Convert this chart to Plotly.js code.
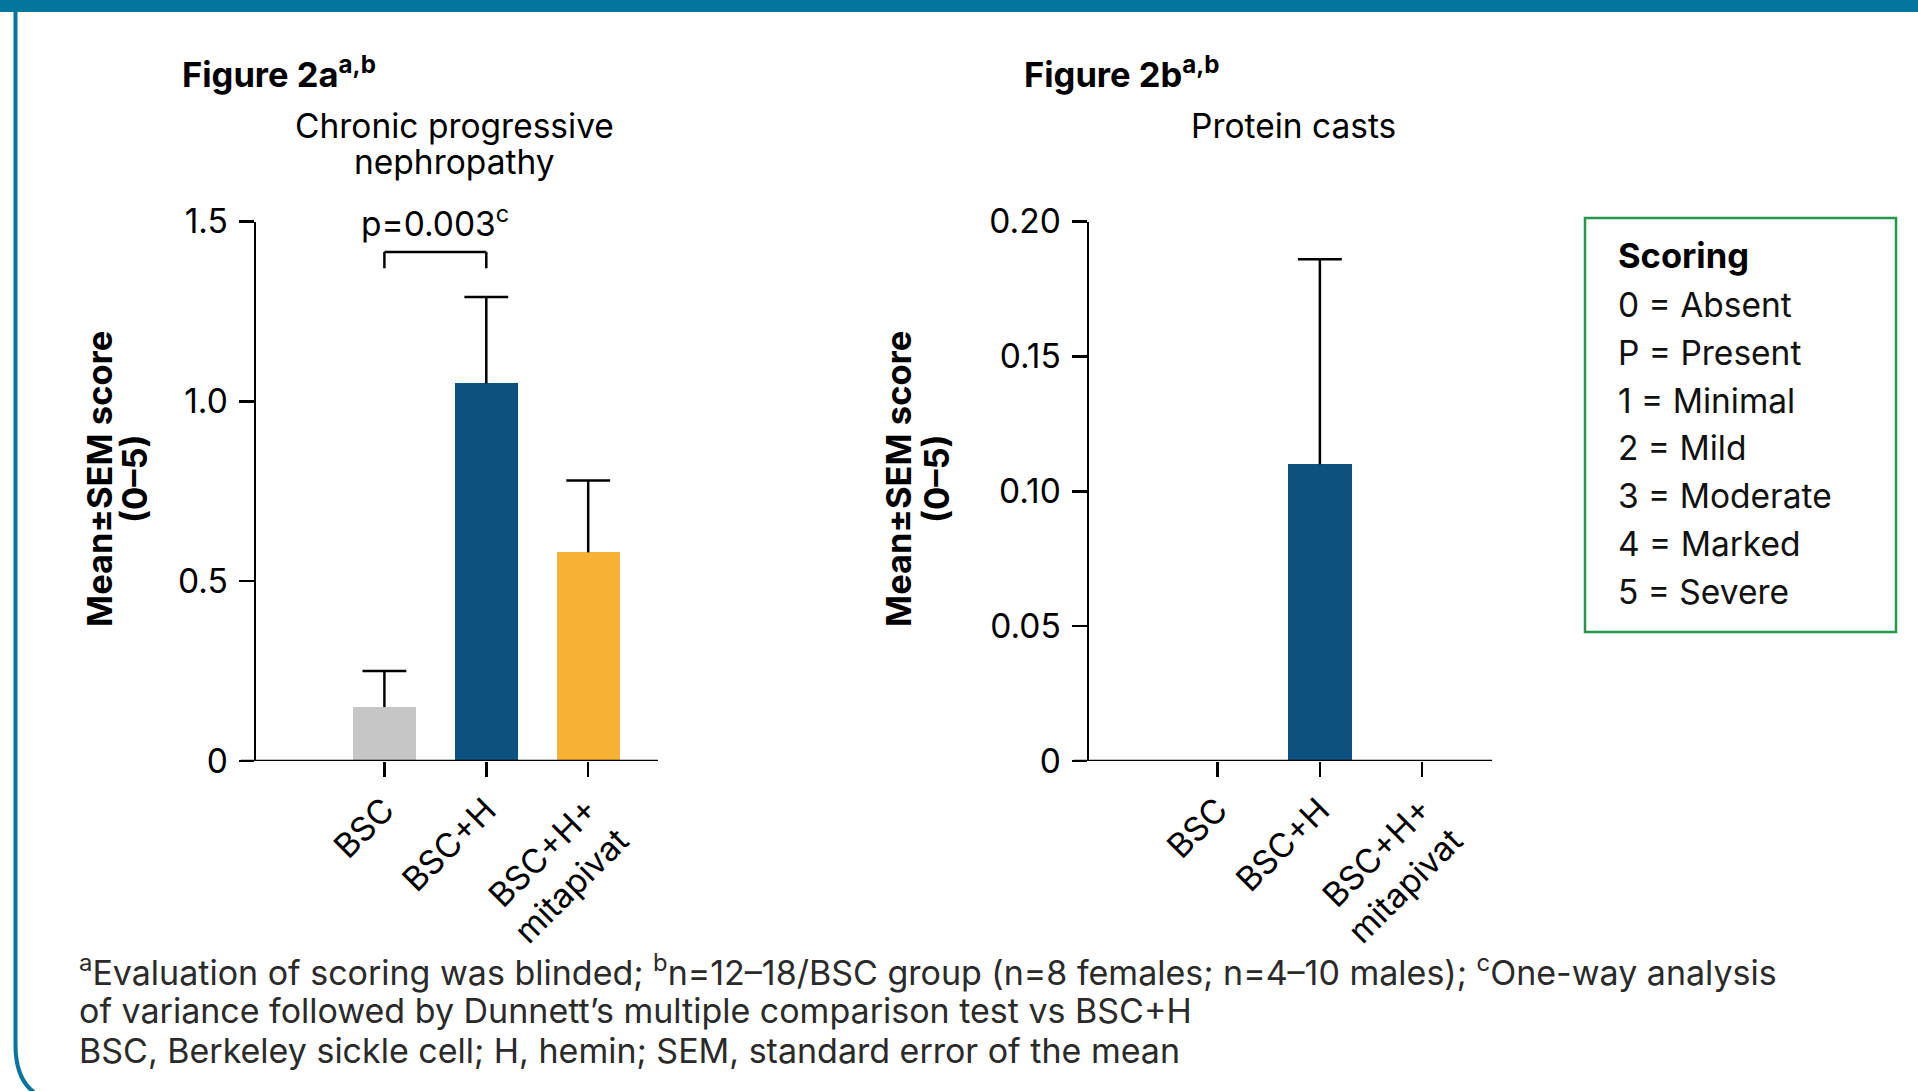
<!DOCTYPE html>
<html>
<head>
<meta charset="utf-8">
<script src="https://cdn.plot.ly/plotly-3.0.1.min.js"></script>
<style>
  html, body { margin: 0; padding: 0; background: #ffffff; }
  #chart { width: 1918px; height: 1091px; }
</style>
</head>
<body>
<div id="chart"></div>
<script>
// ---------------- data ----------------
const categories = ['BSC', 'BSC+H', 'BSC+H+<br>mitapivat'];
const barColors = ['#c6c6c6', '#0b5280', '#f7b235'];

// Figure 2a: Chronic progressive nephropathy
const cpnMean = [0.15, 1.05, 0.58];
const cpnSem = [0.10, 0.24, 0.20];
const cpnTickVals = [0, 0.5, 1.0, 1.5];
const cpnTickText = ['0', '0.5', '1.0', '1.5'];
const pValueText = 'p=0.003<sup>c</sup>';
const bracketPair = ['BSC', 'BSC+H'];

// Figure 2b: Protein casts
const castsMean = [0, 0.11, 0];
const castsSem = [0, 0.076, 0];
const castsTickVals = [0, 0.05, 0.10, 0.15, 0.20];
const castsTickText = ['0', '0.05', '0.10', '0.15', '0.20'];

const scoringTitle = 'Scoring';
const scoringLines = ['0 = Absent', 'P = Present', '1 = Minimal', '2 = Mild', '3 = Moderate', '4 = Marked', '5 = Severe'];

const footnotes = [
  '<sup>a</sup>Evaluation of scoring was blinded; <sup>b</sup>n=12–18/BSC group (n=8 females; n=4–10 males); <sup>c</sup>One-way analysis',
  'of variance followed by Dunnett’s multiple comparison test vs BSC+H',
  'BSC, Berkeley sickle cell; H, hemin; SEM, standard error of the mean'
];

// ---------------- layout helpers ----------------
const W = 1918, H = 1091;
const px = x => x / W;
const py = y => 1 - y / H;
const FONT = 'Inter, Roboto, "Liberation Sans", Arial, sans-serif';
const BOLD = 'Inter, "Liberation Sans", Arial, sans-serif';
const FS = 33.5, FSB = 34.5;
const idx = categories.map((_, i) => i);

const leftX = [256, 658], rightX = [1089, 1492];
const plotTop = 221.5, plotBottom = 761;
const yDomain = [py(plotBottom), py(plotTop)];
const xRange = [-1.26, 2.685];
const capHalf = 0.215; // cap half-width in category units

function barTrace(means, xa, ya) {
  return {
    type: 'bar', x: idx, y: means, xaxis: xa, yaxis: ya,
    width: 0.62,
    marker: { color: barColors, line: { width: 0 } },
    hoverinfo: 'skip', showlegend: false
  };
}
// upward-only SEM whiskers with a cap at the top
function semTrace(means, sems, xa, ya) {
  const xs = [], ys = [];
  means.forEach((m, i) => {
    if (!(sems[i] > 0)) return;
    const top = m + sems[i];
    xs.push(i, i, null, i - capHalf, i + capHalf, null);
    ys.push(m, top, null, top, top, null);
  });
  return {
    type: 'scatter', mode: 'lines', x: xs, y: ys, xaxis: xa, yaxis: ya,
    line: { color: '#000', width: 2.5 }, connectgaps: false,
    hoverinfo: 'skip', showlegend: false, cliponaxis: false
  };
}

const traces = [
  barTrace(cpnMean, 'x', 'y'),
  semTrace(cpnMean, cpnSem, 'x', 'y'),
  barTrace(castsMean, 'x2', 'y2'),
  semTrace(castsMean, castsSem, 'x2', 'y2')
];

const xaxisBase = {
  range: xRange, tickmode: 'array', tickvals: idx, ticktext: categories,
  tickangle: -45, ticks: 'outside', ticklen: 15, tickwidth: 2.5, tickcolor: '#000',
  showline: false, showgrid: false, zeroline: false, fixedrange: true,
  tickfont: { family: FONT, size: FS, color: '#000' }
};
const yaxisBase = {
  tickmode: 'array', ticks: 'outside', ticklen: 15, tickwidth: 2.5, tickcolor: '#000',
  showline: true, linewidth: 2.5, linecolor: '#000',
  showgrid: false, zeroline: false, fixedrange: true, ticklabelstandoff: 4,
  tickfont: { family: FONT, size: FS, color: '#000' }
};

const shapes = [];
// frame: top band + left rounded border
shapes.push({ type: 'rect', xref: 'paper', yref: 'paper', x0: 0, x1: 1, y0: py(12), y1: 1,
  fillcolor: '#04769d', line: { width: 0 }, layer: 'below' });
shapes.push({ type: 'path', xref: 'paper', yref: 'paper',
  path: `M ${px(15.5)} ${py(10)} L ${px(15.5)} ${py(1045)} Q ${px(15.5)} ${py(1098)} ${px(62)} ${py(1102)}`,
  line: { color: '#04769d', width: 4 }, layer: 'below' });

// x baselines (extend left past y axis by tick length)
[['x', 'y', leftX], ['x2', 'y2', rightX]].forEach(([xa, ya, ext]) => {
  const wdt = ext[1] - ext[0];
  shapes.push({ type: 'line', xref: xa + ' domain', yref: ya, x0: -15 / wdt, x1: 1, y0: 0, y1: 0,
    line: { color: '#000', width: 2.5 } });
});

// significance bracket
const b0 = categories.indexOf(bracketPair[0]);
const b1 = categories.indexOf(bracketPair[1]);
const bTop = 1.415, bLow = 1.37;
shapes.push({ type: 'line', xref: 'x', yref: 'y', x0: b0, x1: b1, y0: bTop, y1: bTop, line: { color: '#000', width: 2.5 } });
shapes.push({ type: 'line', xref: 'x', yref: 'y', x0: b0, x1: b0, y0: bLow, y1: bTop, line: { color: '#000', width: 2.5 } });
shapes.push({ type: 'line', xref: 'x', yref: 'y', x0: b1, x1: b1, y0: bLow, y1: bTop, line: { color: '#000', width: 2.5 } });

// scoring box
shapes.push({ type: 'rect', xref: 'paper', yref: 'paper', x0: px(1585), x1: px(1896), y0: py(632), y1: py(218),
  line: { color: '#22994a', width: 2.5 }, fillcolor: 'rgba(0,0,0,0)' });

const annotations = [];
function ann(text, x, y, opts) {
  annotations.push(Object.assign({
    text: text, xref: 'paper', yref: 'paper', x: px(x), y: py(y),
    xanchor: 'left', yanchor: 'middle', showarrow: false,
    font: { family: FONT, size: FS, color: '#000' }
  }, opts || {}));
}

// figure labels
ann('<b>Figure 2a</b><b><sup>a,b</sup></b>', 180, 72, { font: { family: BOLD, size: FSB, color: '#000' } });
ann('<b>Figure 2b</b><b><sup>a,b</sup></b>', 1022, 72, { font: { family: BOLD, size: FSB, color: '#000' } });
// panel titles
ann('Chronic progressive', 454, 126, { xanchor: 'center' });
ann('nephropathy', 454, 162, { xanchor: 'center' });
ann('Protein casts', 1293, 126, { xanchor: 'center' });
// y titles
[[99, 134], [898, 936]].forEach(([a, b]) => {
  ann('<b>Mean±SEM score</b>', a, 479, { xanchor: 'center', textangle: -90, font: { family: BOLD, size: FSB, color: '#000' } });
  ann('<b>(0–5)</b>', b, 479, { xanchor: 'center', textangle: -90, font: { family: BOLD, size: FSB, color: '#000' } });
});
// p value
annotations.push({ text: pValueText, xref: 'x', yref: 'y', x: (b0 + b1) / 2, y: 1.5,
  xanchor: 'center', yanchor: 'middle', showarrow: false,
  font: { family: FONT, size: FS, color: '#000' } });
// scoring legend
ann('<b>' + scoringTitle + '</b>', 1616, 256, { font: { family: BOLD, size: FSB, color: '#000' } });
scoringLines.forEach((t, i) => ann(t, 1616, 305 + i * 47.8, { font: { family: FONT, size: FS, color: '#111' } }));
// footnotes
footnotes.forEach((t, i) => ann(t, 77, 970 + i * 40.3, { font: { family: FONT, size: 34, color: '#2a2a2a' } }));

const layout = {
  width: W, height: H,
  margin: { l: 0, r: 0, t: 0, b: 0, pad: 0 },
  paper_bgcolor: '#ffffff', plot_bgcolor: 'rgba(0,0,0,0)',
  showlegend: false, bargap: 0,
  xaxis: Object.assign({}, xaxisBase, { domain: [px(leftX[0]), px(leftX[1])], anchor: 'y' }),
  yaxis: Object.assign({}, yaxisBase, { domain: yDomain, range: [0, 1.5], tickvals: cpnTickVals, ticktext: cpnTickText, anchor: 'x' }),
  xaxis2: Object.assign({}, xaxisBase, { domain: [px(rightX[0]), px(rightX[1])], anchor: 'y2' }),
  yaxis2: Object.assign({}, yaxisBase, { domain: yDomain, range: [0, 0.2], tickvals: castsTickVals, ticktext: castsTickText, anchor: 'x2' }),
  shapes: shapes, annotations: annotations
};

Plotly.newPlot('chart', traces, layout, { staticPlot: true, displayModeBar: false });
</script>
</body>
</html>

###

REQUIREMENT:
From the top of the listing above, repeat each line exactly until you reach the line containing "const capHalf = 0.215;", and repeat that one too. Leave the pictures out.

FULL OUTPUT:
Convert this chart to Plotly.js code.
<!DOCTYPE html>
<html>
<head>
<meta charset="utf-8">
<script src="https://cdn.plot.ly/plotly-3.0.1.min.js"></script>
<style>
  html, body { margin: 0; padding: 0; background: #ffffff; }
  #chart { width: 1918px; height: 1091px; }
</style>
</head>
<body>
<div id="chart"></div>
<script>
// ---------------- data ----------------
const categories = ['BSC', 'BSC+H', 'BSC+H+<br>mitapivat'];
const barColors = ['#c6c6c6', '#0b5280', '#f7b235'];

// Figure 2a: Chronic progressive nephropathy
const cpnMean = [0.15, 1.05, 0.58];
const cpnSem = [0.10, 0.24, 0.20];
const cpnTickVals = [0, 0.5, 1.0, 1.5];
const cpnTickText = ['0', '0.5', '1.0', '1.5'];
const pValueText = 'p=0.003<sup>c</sup>';
const bracketPair = ['BSC', 'BSC+H'];

// Figure 2b: Protein casts
const castsMean = [0, 0.11, 0];
const castsSem = [0, 0.076, 0];
const castsTickVals = [0, 0.05, 0.10, 0.15, 0.20];
const castsTickText = ['0', '0.05', '0.10', '0.15', '0.20'];

const scoringTitle = 'Scoring';
const scoringLines = ['0 = Absent', 'P = Present', '1 = Minimal', '2 = Mild', '3 = Moderate', '4 = Marked', '5 = Severe'];

const footnotes = [
  '<sup>a</sup>Evaluation of scoring was blinded; <sup>b</sup>n=12–18/BSC group (n=8 females; n=4–10 males); <sup>c</sup>One-way analysis',
  'of variance followed by Dunnett’s multiple comparison test vs BSC+H',
  'BSC, Berkeley sickle cell; H, hemin; SEM, standard error of the mean'
];

// ---------------- layout helpers ----------------
const W = 1918, H = 1091;
const px = x => x / W;
const py = y => 1 - y / H;
const FONT = 'Inter, Roboto, "Liberation Sans", Arial, sans-serif';
const BOLD = 'Inter, "Liberation Sans", Arial, sans-serif';
const FS = 33.5, FSB = 34.5;
const idx = categories.map((_, i) => i);

const leftX = [256, 658], rightX = [1089, 1492];
const plotTop = 221.5, plotBottom = 761;
const yDomain = [py(plotBottom), py(plotTop)];
const xRange = [-1.26, 2.685];
const capHalf = 0.215; // cap half-width in category units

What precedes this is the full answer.